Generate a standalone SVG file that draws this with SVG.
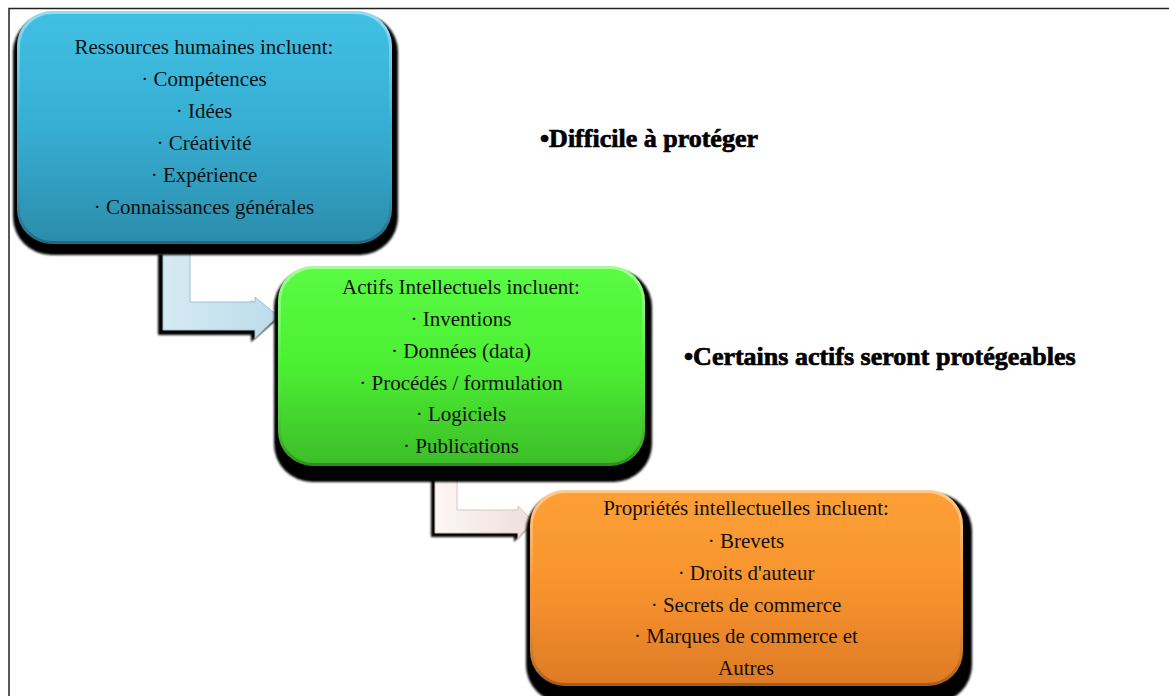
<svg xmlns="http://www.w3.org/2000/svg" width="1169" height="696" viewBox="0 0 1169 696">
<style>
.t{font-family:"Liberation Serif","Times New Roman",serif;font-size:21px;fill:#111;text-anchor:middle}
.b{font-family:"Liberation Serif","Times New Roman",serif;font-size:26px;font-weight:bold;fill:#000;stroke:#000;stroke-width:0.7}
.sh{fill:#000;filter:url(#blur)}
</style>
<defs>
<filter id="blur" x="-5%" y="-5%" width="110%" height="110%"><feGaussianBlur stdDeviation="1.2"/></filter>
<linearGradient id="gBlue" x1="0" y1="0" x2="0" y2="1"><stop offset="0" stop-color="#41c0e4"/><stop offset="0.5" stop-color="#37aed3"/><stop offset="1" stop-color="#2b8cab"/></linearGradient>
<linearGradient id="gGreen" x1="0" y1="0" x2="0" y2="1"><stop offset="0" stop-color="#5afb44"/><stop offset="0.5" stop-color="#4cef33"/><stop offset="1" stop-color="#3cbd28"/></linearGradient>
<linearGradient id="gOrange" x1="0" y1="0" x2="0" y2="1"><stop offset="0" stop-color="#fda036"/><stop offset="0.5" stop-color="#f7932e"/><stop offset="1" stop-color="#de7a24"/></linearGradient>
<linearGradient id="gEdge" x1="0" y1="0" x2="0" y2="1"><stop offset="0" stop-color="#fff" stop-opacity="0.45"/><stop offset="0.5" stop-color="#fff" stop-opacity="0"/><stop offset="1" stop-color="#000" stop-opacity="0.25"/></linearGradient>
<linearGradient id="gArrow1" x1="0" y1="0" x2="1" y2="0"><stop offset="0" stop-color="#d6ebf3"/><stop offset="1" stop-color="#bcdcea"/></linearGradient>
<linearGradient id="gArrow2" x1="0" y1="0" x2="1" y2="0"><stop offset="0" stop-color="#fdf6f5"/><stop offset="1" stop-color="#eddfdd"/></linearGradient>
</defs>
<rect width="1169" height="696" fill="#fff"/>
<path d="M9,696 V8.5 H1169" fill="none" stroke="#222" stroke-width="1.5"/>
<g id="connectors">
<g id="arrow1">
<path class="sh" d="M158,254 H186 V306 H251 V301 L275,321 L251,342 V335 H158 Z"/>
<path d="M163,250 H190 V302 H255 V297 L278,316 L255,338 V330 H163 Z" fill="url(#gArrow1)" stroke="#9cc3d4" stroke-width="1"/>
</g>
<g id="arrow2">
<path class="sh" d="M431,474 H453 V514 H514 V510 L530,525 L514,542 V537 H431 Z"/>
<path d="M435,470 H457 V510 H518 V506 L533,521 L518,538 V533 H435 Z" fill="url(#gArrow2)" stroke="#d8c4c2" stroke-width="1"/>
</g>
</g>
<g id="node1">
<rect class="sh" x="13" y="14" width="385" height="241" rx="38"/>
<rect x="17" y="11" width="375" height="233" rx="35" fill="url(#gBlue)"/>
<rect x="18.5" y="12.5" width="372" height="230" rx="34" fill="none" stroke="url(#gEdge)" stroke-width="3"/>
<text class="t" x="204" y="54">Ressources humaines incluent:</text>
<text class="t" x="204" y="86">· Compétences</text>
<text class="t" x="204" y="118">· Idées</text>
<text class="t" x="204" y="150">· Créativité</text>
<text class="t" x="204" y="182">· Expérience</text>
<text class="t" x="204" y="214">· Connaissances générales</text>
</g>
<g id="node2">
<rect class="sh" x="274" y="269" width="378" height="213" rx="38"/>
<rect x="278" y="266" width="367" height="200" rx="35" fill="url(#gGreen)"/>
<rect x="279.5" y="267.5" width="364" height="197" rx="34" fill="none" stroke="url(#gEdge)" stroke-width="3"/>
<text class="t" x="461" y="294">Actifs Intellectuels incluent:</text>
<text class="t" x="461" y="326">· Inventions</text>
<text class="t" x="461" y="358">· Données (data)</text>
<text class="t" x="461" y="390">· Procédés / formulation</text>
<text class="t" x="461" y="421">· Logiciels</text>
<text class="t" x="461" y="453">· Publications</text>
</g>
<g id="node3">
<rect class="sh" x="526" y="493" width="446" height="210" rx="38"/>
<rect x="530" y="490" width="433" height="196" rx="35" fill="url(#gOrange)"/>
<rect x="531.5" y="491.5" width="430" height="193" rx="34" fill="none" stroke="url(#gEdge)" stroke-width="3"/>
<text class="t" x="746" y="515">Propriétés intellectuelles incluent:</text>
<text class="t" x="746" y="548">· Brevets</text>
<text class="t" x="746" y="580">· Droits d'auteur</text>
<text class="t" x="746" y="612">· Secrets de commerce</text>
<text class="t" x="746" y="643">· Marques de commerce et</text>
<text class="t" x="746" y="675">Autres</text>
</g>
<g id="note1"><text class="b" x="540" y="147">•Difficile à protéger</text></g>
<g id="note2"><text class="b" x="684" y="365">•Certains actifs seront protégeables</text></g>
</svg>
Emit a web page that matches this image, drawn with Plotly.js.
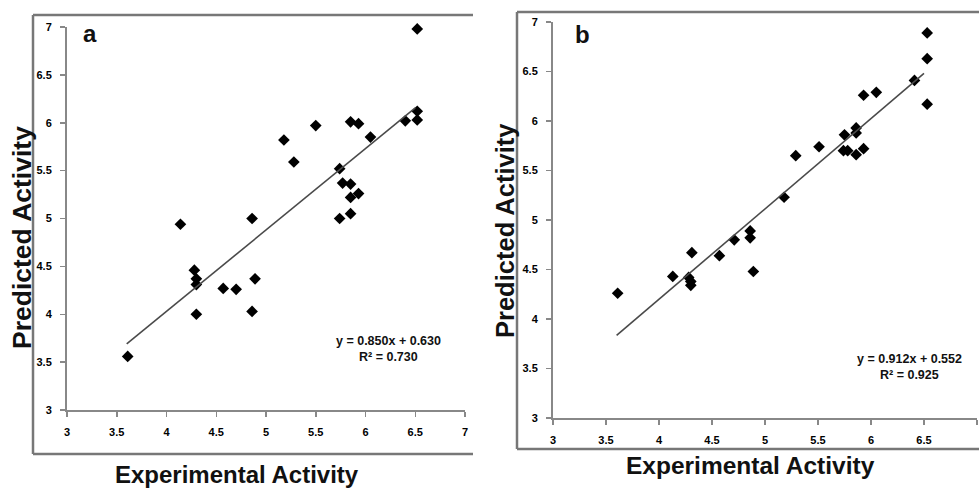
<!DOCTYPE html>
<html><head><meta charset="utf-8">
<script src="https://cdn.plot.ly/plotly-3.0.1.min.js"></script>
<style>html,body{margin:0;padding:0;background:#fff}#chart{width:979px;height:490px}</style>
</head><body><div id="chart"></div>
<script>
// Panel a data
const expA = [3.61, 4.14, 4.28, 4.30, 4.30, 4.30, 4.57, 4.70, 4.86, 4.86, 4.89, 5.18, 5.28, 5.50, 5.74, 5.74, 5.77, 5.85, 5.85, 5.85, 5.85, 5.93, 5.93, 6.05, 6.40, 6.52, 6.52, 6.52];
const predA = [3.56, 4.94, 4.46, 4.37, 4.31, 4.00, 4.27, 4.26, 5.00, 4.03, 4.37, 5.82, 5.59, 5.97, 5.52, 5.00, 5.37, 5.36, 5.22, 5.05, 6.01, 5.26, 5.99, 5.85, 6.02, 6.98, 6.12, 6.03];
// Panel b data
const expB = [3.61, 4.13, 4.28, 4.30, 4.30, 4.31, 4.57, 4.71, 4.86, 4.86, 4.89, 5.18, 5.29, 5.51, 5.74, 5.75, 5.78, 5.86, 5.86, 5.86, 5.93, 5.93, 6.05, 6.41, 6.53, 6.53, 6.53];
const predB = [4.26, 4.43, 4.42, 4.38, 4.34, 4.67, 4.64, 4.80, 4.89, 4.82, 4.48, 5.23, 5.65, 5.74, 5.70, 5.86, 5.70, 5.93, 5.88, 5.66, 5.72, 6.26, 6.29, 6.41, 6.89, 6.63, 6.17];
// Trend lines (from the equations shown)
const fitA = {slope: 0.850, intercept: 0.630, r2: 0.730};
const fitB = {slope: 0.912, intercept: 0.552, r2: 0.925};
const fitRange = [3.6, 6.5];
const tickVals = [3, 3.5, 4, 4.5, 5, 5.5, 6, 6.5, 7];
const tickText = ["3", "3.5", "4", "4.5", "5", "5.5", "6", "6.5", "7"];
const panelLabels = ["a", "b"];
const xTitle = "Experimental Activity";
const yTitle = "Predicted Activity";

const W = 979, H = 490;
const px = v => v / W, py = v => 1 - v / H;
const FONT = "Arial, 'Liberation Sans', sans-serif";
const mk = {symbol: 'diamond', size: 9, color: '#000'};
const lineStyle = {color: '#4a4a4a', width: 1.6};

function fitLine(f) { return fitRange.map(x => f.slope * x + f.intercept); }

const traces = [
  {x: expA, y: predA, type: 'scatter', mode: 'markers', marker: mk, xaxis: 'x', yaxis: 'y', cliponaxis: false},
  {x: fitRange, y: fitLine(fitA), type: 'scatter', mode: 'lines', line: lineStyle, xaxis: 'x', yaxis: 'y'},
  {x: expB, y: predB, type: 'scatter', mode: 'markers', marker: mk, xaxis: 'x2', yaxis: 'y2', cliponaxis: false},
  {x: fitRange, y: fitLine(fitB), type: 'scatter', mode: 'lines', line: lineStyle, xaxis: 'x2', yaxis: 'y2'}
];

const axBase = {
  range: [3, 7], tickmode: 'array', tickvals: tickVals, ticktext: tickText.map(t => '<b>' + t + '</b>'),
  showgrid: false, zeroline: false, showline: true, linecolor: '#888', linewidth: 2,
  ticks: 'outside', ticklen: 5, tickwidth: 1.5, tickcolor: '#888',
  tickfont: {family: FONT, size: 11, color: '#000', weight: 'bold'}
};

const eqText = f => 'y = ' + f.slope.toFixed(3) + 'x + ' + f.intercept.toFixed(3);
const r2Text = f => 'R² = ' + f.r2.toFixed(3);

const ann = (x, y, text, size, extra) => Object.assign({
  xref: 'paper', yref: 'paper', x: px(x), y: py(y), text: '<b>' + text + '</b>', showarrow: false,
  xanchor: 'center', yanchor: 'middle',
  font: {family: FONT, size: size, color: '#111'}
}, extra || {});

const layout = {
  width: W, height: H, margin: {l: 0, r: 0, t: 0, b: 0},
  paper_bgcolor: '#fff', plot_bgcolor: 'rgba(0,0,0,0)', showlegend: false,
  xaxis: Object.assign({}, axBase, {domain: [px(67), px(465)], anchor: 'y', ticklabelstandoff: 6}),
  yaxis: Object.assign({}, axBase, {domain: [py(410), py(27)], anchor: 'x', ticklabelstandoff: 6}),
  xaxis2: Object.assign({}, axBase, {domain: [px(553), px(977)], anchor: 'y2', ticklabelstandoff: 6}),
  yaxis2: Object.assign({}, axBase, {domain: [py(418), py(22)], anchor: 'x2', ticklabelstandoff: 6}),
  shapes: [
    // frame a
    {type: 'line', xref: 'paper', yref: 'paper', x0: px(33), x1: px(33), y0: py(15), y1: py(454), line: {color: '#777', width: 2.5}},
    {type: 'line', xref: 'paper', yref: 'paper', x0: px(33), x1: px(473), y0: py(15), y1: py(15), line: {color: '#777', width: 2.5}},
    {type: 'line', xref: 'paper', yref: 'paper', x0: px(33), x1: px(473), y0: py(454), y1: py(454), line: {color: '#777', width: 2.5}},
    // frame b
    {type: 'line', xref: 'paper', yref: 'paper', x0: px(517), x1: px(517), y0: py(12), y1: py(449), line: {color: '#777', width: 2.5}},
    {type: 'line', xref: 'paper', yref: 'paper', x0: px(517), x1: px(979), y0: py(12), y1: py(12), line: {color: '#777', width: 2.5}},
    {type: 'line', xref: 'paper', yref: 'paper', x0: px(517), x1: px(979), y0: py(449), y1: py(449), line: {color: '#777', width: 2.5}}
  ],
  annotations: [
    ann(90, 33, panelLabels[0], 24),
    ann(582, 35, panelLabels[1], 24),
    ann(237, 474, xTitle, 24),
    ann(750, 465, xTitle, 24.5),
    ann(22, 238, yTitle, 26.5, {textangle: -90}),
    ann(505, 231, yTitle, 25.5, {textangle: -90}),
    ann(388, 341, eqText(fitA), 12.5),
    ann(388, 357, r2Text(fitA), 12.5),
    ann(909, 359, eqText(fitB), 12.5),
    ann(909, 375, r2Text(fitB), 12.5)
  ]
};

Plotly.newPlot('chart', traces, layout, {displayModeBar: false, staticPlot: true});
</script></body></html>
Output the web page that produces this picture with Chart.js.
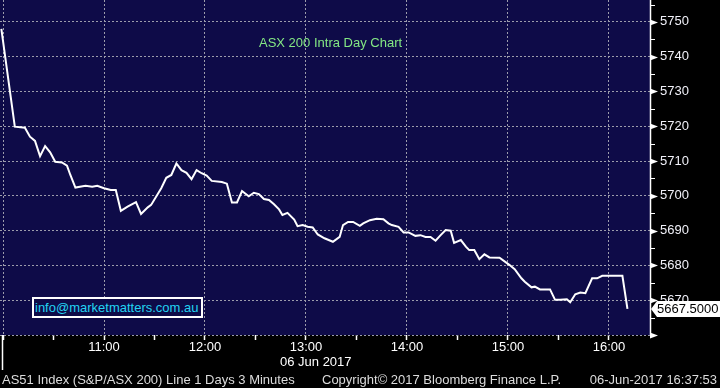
******
**REQUIRED WORK**
Filter the records down to the lines that contain the string "page", and copy those lines.

**OUTPUT OF THE EXERCISE**
Emit a web page that matches this image, drawn with Plotly.js.
Output the web page that produces this picture with Chart.js.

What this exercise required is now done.